A CONVICTED rapist who has now flouted the sexual offenders’ register for the sixth time has been jailed for 14 months.

Alcoholic Frank Doherty, 60, who first committed a sex offence 36 years ago, is on the register for life.

He is supposed to tell the police where he is living and notify them once a week if he has no fixed address.

But, he has repeatedly failed to co-operate and didn't inform them of his whereabouts for several weeks when he had come out of jail and had no fixed place to live.

He was arrested and app-eared in court.

Doherty was then bailed to a house in Haslingden, but didn’t go to the police station and weeks later wasn’t living where he should have been, Burnley Crown Court heard.

The hearing was told Doherty was given a three- year extended sentence for two sexual assaults in May 2005. In February, he was locked up for 24 weeks, for not complying with the notification requirements.

Doherty, recently living at Laburnum Street, Haslingden, admitted failing to comply with the sex offenders register between April 6 and June 1 and between July 9 and 18 and breaching bail.

The court was told Doherty was released from prison on around April 6 and had no fixed address.He had gone to the police station, but did not ‘sign on’ at any point and officers spent a considerable amount of hours looking for him.

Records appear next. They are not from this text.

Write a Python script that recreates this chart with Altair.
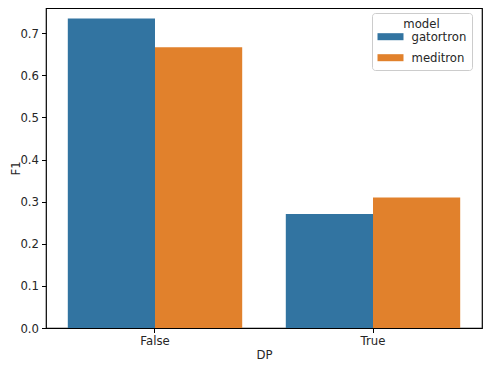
import altair as alt
import pandas as pd

dp = ["False", "False", "True", "True"]
model = ["gatortron", "meditron", "gatortron", "meditron"]
f1 = [0.735, 0.667, 0.271, 0.310]
y_ticks = [0.0, 0.1, 0.2, 0.3, 0.4, 0.5, 0.6, 0.7]

df = pd.DataFrame({"DP": dp, "model": model, "F1": f1})

FONT = "DejaVu Sans"
FS = 11.7
LEFT = 38

chart = alt.Chart(df).mark_bar().encode(
    x=alt.X("DP:N", title="DP",
            scale=alt.Scale(paddingInner=0.2, paddingOuter=0.1),
            axis=alt.Axis(labelAngle=0, titleY=21, titleBaseline="top",
                          titleFontWeight="normal")),
    xOffset=alt.XOffset("model:N", scale=alt.Scale(paddingInner=0, paddingOuter=0)),
    y=alt.Y("F1:Q", title="F1",
            scale=alt.Scale(domain=[0, 0.76], nice=False, zero=True),
            axis=alt.Axis(values=y_ticks, format=".1f", titleX=11 - LEFT,
                          titleBaseline="alphabetic", titleFontWeight="normal")),
    color=alt.Color("model:N", title="model",
                    scale=alt.Scale(domain=["gatortron", "meditron"],
                                    range=["#3274a1", "#e1812c"]),
                    legend=alt.Legend(orient="none", legendX=326, legendY=5,
                                      symbolType="M-1,-0.54H3V0.54H-1Z",
                                      symbolSize=169, symbolStrokeWidth=0,
                                      symbolOpacity=1,
                                      labelOffset=21, rowPadding=7,
                                      padding=5.5,
                                      titleAnchor="middle", titleAlign="center",
                                      titlePadding=0,
                                      fillColor="white", strokeColor="#cccccc",
                                      cornerRadius=3)),
).properties(
    width=436,
    height=320,
    autosize=alt.AutoSizeParams(type="none"),
    padding={"left": LEFT, "top": 0, "right": 2, "bottom": 34},
).configure_view(
    stroke="black", strokeWidth=1.2
).configure_axis(
    grid=False, domain=False,
    labelFont=FONT, titleFont=FONT, labelFontSize=FS, titleFontSize=FS,
    labelColor="#262626", titleColor="#262626",
    tickColor="black", tickSize=4.5, tickWidth=1, labelPadding=3,
).configure_legend(
    labelFont=FONT, titleFont=FONT, labelFontSize=FS, titleFontSize=FS,
    labelColor="#262626", titleColor="#262626", titleFontWeight="normal",
)

chart.save("out.html", embed_options={"renderer": "svg", "actions": False})
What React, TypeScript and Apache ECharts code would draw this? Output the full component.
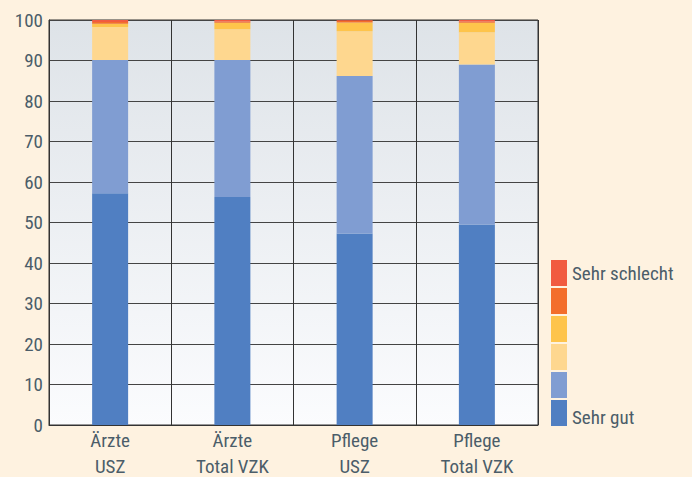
import React, { useEffect, useRef } from "react";
import * as echarts from "echarts";

const categories = ["Ärzte\nUSZ", "Ärzte\nTotal VZK", "Pflege\nUSZ", "Pflege\nTotal VZK"];
const seriesNames = ["Sehr gut", "Gut", "Mittel", "Eher schlecht", "Schlecht", "Sehr schlecht"];
const sehrGut = [57.2, 56.3, 47.3, 49.5];
const gut = [32.9, 33.8, 38.9, 39.5];
const mittel = [8.2, 7.6, 11.0, 8.0];
const eherSchlecht = [0.8, 1.6, 2.2, 2.3];
const schlecht = [0.4, 0.3, 0.4, 0.3];
const sehrSchlecht = [0.5, 0.4, 0.2, 0.4];
const yTicks = [0, 10, 20, 30, 40, 50, 60, 70, 80, 90, 100];
const colors = ["#507FC2", "#809DD2", "#FED78F", "#FEC44B", "#F36E2B", "#F15B40"];

const FONT = "'Liberation Sans Narrow', 'Roboto Condensed', 'Liberation Sans', sans-serif";
const TEXT = "#4B5D69";
const FS = 19;

export default function App() {
  const ref = useRef<HTMLDivElement>(null);
  useEffect(() => {
    if (!ref.current) return;
    const chart = echarts.init(ref.current, null, { renderer: "svg" });
    const values = [sehrGut, gut, mittel, eherSchlecht, schlecht, sehrSchlecht];
    chart.setOption({
      animation: false,
      backgroundColor: "#FEF2E0",
      textStyle: { fontFamily: FONT },
      grid: {
        left: 49,
        top: 20,
        right: 154,
        bottom: 52,
        outerBoundsMode: "none",
        containLabel: false,
        show: true,
        borderColor: "#333",
        borderWidth: 1,
        backgroundColor: new echarts.graphic.LinearGradient(0, 0, 0, 1, [
          { offset: 0, color: "#DEE3E8" },
          { offset: 1, color: "#FBFCFE" },
        ]),
      },
      legend: {
        orient: "vertical",
        left: 551,
        top: 260,
        padding: 0,
        itemWidth: 16,
        itemHeight: 26,
        itemGap: 2,
        icon: "rect",
        data: seriesNames.slice().reverse(),
        formatter: (n: string) =>
          n === "Sehr schlecht" ? n : n === "Sehr gut" ? "{low|" + n + "}" : "",
        textStyle: {
          color: TEXT,
          fontSize: FS,
          fontFamily: FONT,
          rich: {
            low: { color: TEXT, fontSize: FS, fontFamily: FONT, padding: [8, 0, 0, 0] },
          },
        },
        selectedMode: false,
      },
      xAxis: {
        type: "category",
        data: categories,
        boundaryGap: true,
        axisLine: { lineStyle: { color: "#333", width: 1 } },
        axisTick: { show: false },
        splitLine: { show: true, lineStyle: { color: "#333", width: 1 } },
        axisLabel: { color: TEXT, fontSize: FS, lineHeight: 26, margin: 2, fontFamily: FONT },
      },
      yAxis: {
        type: "value",
        min: 0,
        max: 100,
        interval: 10,
        axisLine: { show: true, lineStyle: { color: "#333" } },
        axisTick: { show: false },
        splitLine: { show: true, lineStyle: { color: "#444", width: 1 } },
        axisLabel: {
          color: TEXT,
          fontSize: FS,
          margin: 6,
          fontFamily: FONT,
          formatter: (v: number) => (yTicks.includes(v) ? String(v) : ""),
        },
      },
      series: seriesNames.map((name, i) => ({
        name,
        type: "bar",
        stack: "total",
        barWidth: 36,
        data: values[i],
        itemStyle: { color: colors[i] },
      })),
    });
    return () => chart.dispose();
  }, []);
  return <div ref={ref} style={{ width: 692, height: 477, position: "absolute", left: 0, top: 0 }} />;
}
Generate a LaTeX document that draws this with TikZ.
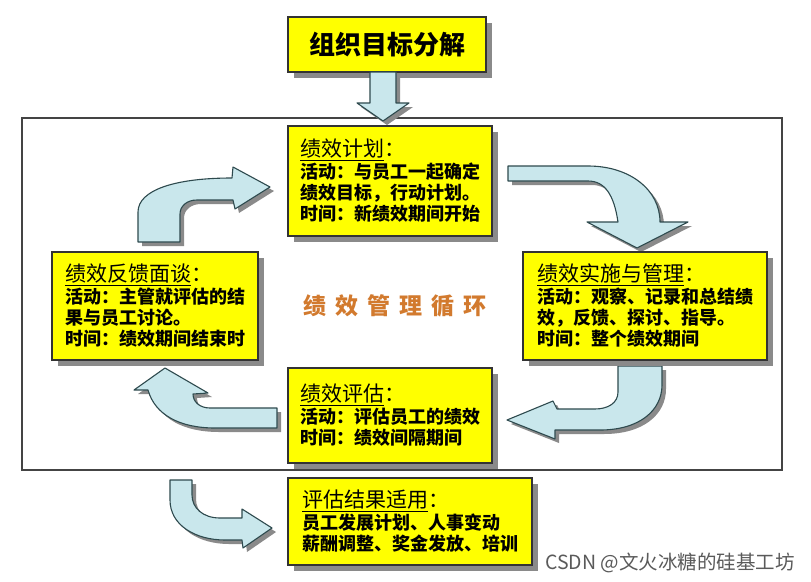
\documentclass[tikz,border=0pt]{standalone}
\usepackage{fontspec}
\setmainfont{Noto Sans CJK SC}
\usetikzlibrary{shadows}
\definecolor{boxyellow}{HTML}{FFFF00}
\definecolor{boxline}{HTML}{333333}
\definecolor{shadowgray}{HTML}{8A8A8A}
\definecolor{arrowfill}{HTML}{C9E7EC}
\definecolor{arrowline}{HTML}{2E4A4E}
\definecolor{cycletext}{HTML}{D27A2E}
\definecolor{framecol}{HTML}{444444}
\definecolor{wmgray}{HTML}{5A5A5A}
\newcommand{\boxtitle}[1]{{\fontsize{21}{25}\selectfont\mdseries\underline{#1}：}}
\tikzset{
  ybox/.style={draw=boxline, line width=1.3pt, fill=boxyellow, inner sep=0pt,
    align=left, font=\fontsize{18}{21}\selectfont\bfseries,
    drop shadow={shadow xshift=6pt, shadow yshift=-6pt, fill=shadowgray, opacity=1}},
  barrow/.style={fill=arrowfill, draw=arrowline, line width=1.1pt, line join=round,
    drop shadow={shadow xshift=4pt, shadow yshift=-4pt, fill=shadowgray, opacity=1}},
  framebox/.style={draw=framecol, line width=1.2pt, inner sep=0pt}
}
\begin{document}
\begin{tikzpicture}[x=1pt, y=-1pt]
\useasboundingbox[fill=white] (0,0) rectangle (811,581);

% frame
\node[framebox, minimum width=760pt, minimum height=352pt] (frame) at (402,294) {};

% top box and arrow
\node[ybox, minimum width=198pt, minimum height=55pt, align=center,
  font=\fontsize{26}{30}\selectfont\bfseries] (goal) at (387,44.5) {组织目标分解};
\path[barrow] (370,72) -- (370,103) -- (357,103) -- (383,121) -- (409,103)
  -- (396,103) -- (396,72) -- cycle;

% curved arrows
\path[barrow] (508,166) -- (588,166) .. controls (630,166) and (660,190) .. (660,222)
  -- (688,222) -- (637,248) -- (587,222) -- (618,222)
  .. controls (614,195) and (605,181) .. (588,181) -- (508,181) -- cycle;
\path[barrow] (618,366) -- (618,392) .. controls (618,403) and (608,409) .. (595,409)
  -- (557,409) -- (553,401) -- (507,420) -- (555,439) -- (555,430) -- (600,430)
  .. controls (640,430) and (662,410) .. (662,385) -- (662,366) -- cycle;
\path[barrow] (277,408) -- (210,408) .. controls (200,408) and (193,402) .. (193,394)
  -- (208,393) -- (165,368) -- (134,390) -- (148,390)
  .. controls (155,415) and (180,428) .. (215,428) -- (277,428) -- cycle;
\path[barrow] (138,242) -- (138,212) .. controls (138,190) and (175,178) .. (232,178)
  -- (233,167) -- (270,187) -- (235,209) -- (233,200) -- (197,200)
  .. controls (187,200) and (180,206) .. (180,214) -- (180,242) -- cycle;
\path[barrow] (170,480) -- (170,500) .. controls (170,525) and (195,540) .. (225,540)
  -- (242,540) -- (243,548) -- (272,528) -- (242,509) -- (242,518) -- (220,518)
  .. controls (203,518) and (192,508) .. (192,495) -- (192,480) -- cycle;

% boxes
\node[ybox, minimum width=204pt, minimum height=110pt] (plan) at (390,181)
  {\boxtitle{绩效计划}\\[1pt]
   活动：与员工一起确定\\
   绩效目标，行动计划。\\
   时间：新绩效期间开始};
\node[ybox, minimum width=206pt, minimum height=108pt] (feedback) at (155,306)
  {\boxtitle{绩效反馈面谈}\\[1pt]
   活动：主管就评估的结\\
   果与员工讨论。\\
   时间：绩效期间结束时};
\node[ybox, minimum width=244pt, minimum height=108pt] (implement) at (645,306)
  {\boxtitle{绩效实施与管理}\\[1pt]
   活动：观察、记录和总结绩\\
   效，反馈、探讨、指导。\\
   时间：整个绩效期间};
\node[ybox, minimum width=204pt, minimum height=95pt] (evaluate) at (390,415.5)
  {\boxtitle{绩效评估}\\[1pt]
   活动：评估员工的绩效\\
   时间：绩效间隔期间};
\node[ybox, minimum width=244pt, minimum height=87pt] (apply) at (410,521.5)
  {\boxtitle{评估结果适用}\\[1pt]
   员工发展计划、人事变动\\
   薪酬调整、奖金发放、培训};

% centre label
\node[font=\fontsize{23}{28}\selectfont\bfseries, text=cycletext] (cycle) at (395,306)
  {绩\hspace{9pt}效\hspace{9pt}管\hspace{9pt}理\hspace{9pt}循\hspace{9pt}环};

% watermark
\node[font=\fontsize{19.5}{24}\selectfont, text=wmgray, anchor=west, inner sep=0pt] (wm) at (545,563)
  {CSDN @文火冰糖的硅基工坊};
\end{tikzpicture}
\end{document}
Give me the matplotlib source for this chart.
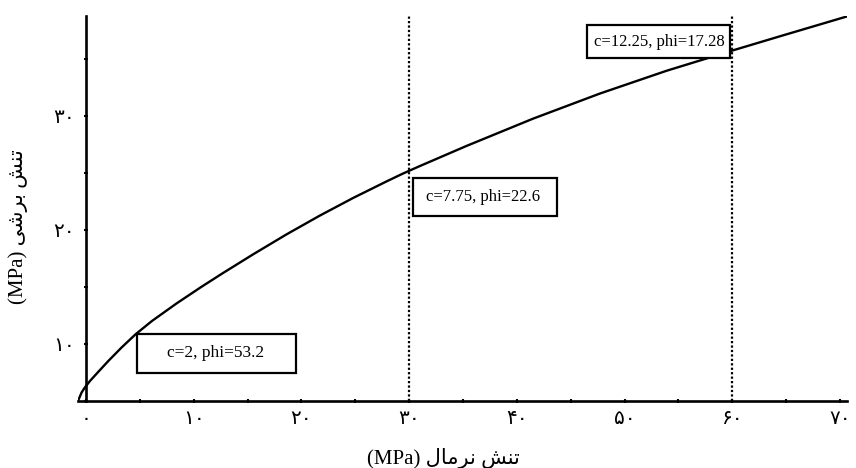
import matplotlib
matplotlib.use('Agg')
import matplotlib.pyplot as plt
from matplotlib.patches import Rectangle
from matplotlib.ticker import MultipleLocator

# failure envelope (normal stress vs shear stress, MPa)
normal_stress = [-0.75, -0.41, -0.1, 0.36, 1.13, 2.06, 3.31, 4.6, 6.1, 8.4,
                 10.7, 12.6, 15.5, 18.6, 21.7, 24.8, 27.9, 29.45, 31.0, 35.3,
                 41.5, 47.7, 53.9, 60.1, 64.7, 70.6]
shear_stress = [5.0, 5.75, 6.2, 6.75, 7.55, 8.5, 9.7, 10.85, 12.0, 13.55,
                15.0, 16.15, 17.85, 19.6, 21.25, 22.8, 24.25, 24.95, 25.6, 27.35,
                29.75, 31.95, 33.95, 35.75, 37.05, 38.7]

# boundaries between the three fitted ranges
split_points = [30, 60]
box_labels = ['c=2, phi=53.2', 'c=7.75, phi=22.6', 'c=12.25, phi=17.28']

x_ticks = [0, 10, 20, 30, 40, 50, 60, 70]
x_ticklabels = ['۰', '۱۰', '۲۰', '۳۰', '۴۰', '۵۰', '۶۰', '۷۰']
y_ticks = [10, 20, 30]
y_ticklabels = ['۱۰', '۲۰', '۳۰']

# persian labels written in presentation forms, visual order (no shaping in mpl)
xlabel = '(MPa) \uFEDD\uFE8E\uFEE3\uFEAE\uFEE7 \uFEB6\uFEE8\uFE97'
ylabel = '(MPa) \uFBFD\uFEB7\uFEAE\uFE91 \uFEB6\uFEE8\uFE97'

plt.rcParams['font.family'] = ['Liberation Serif', 'DejaVu Sans']

fig = plt.figure(figsize=(8.56, 4.68), dpi=100)
ax = fig.add_axes([0.0911, 0.1432, 0.8984, 0.8226])

ax.plot(normal_stress, shear_stress, color='black', lw=1.7, zorder=2,
        solid_joinstyle='round')
for xs in split_points:
    ax.axvline(xs, color='black', ls=(0, (1, 1)), lw=1.6, zorder=1)

# annotation boxes (x0, y0, width, height) in data units
boxes = [(4.73, 7.47, 14.76, 3.4), (30.35, 21.18, 13.37, 3.41), (46.51, 35.07, 13.27, 2.88)]
centers = [(12.06, 9.2), (36.9, 22.9), (53.2, 36.5)]
sizes = [12.5, 12, 12]
for (x0, y0, w, h), (cx, cy), lab, fs in zip(boxes, centers, box_labels, sizes):
    ax.add_patch(Rectangle((x0, y0), w, h, facecolor='white', edgecolor='black',
                           lw=1.6, zorder=3))
    ax.text(cx, cy, lab, ha='center', va='center', fontsize=fs, zorder=4)

ax.set_xlim(-0.75, 70.65)
ax.set_ylim(5, 38.75)

ax.spines['top'].set_visible(False)
ax.spines['right'].set_visible(False)
ax.spines['left'].set_position(('data', 0))
ax.spines['left'].set_linewidth(1.9)
ax.spines['bottom'].set_linewidth(1.9)

ax.set_xticks(x_ticks)
ax.set_xticklabels(x_ticklabels)
ax.set_yticks(y_ticks)
ax.set_yticklabels(y_ticklabels)
ax.xaxis.set_minor_locator(MultipleLocator(5))
ax.yaxis.set_minor_locator(MultipleLocator(5))
ax.tick_params(which='both', direction='inout', length=3.5, width=1.5, labelsize=14.5)
ax.tick_params(axis='x', pad=5)
ax.tick_params(axis='y', pad=6)

fig.text(0.5175, 0.021, xlabel, ha='center', va='center', fontsize=15)
fig.text(0.021, 0.516, ylabel, ha='center', va='center', fontsize=15, rotation=90)

fig.savefig('out.png', dpi=100)
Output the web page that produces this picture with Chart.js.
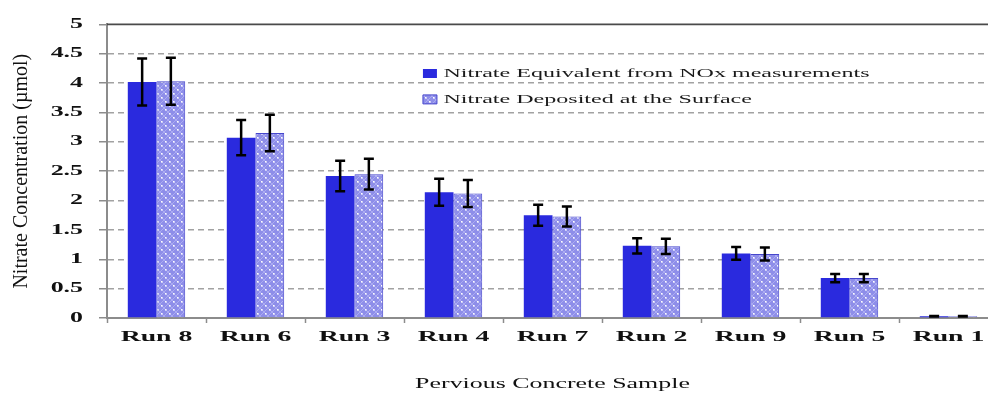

He was arrested and interviewed on June 2. Doherty said he did go to Accrington Police Station and tell them he had been released, but he did not reattend.

The defendant appeared before Pennine magistrates on June 2, was bailed to Laburnum Street, but didn’t go to the police station. He was arrested and released and then left the address he had been ordered to stay at. He was again arrested on July 18 and refused to speak in police interview.

The defendant has 49 offences on his record, was first sentenced for a sexual offence in 1978 and in 1985 was convicted of rape.

Judge Beverley Lunt told Doherty: “You have got to start to taking this seriously. It’s a very serious requirement, you are just flouting this requirement. Police need to know where you are. It’s a statutory requirement.”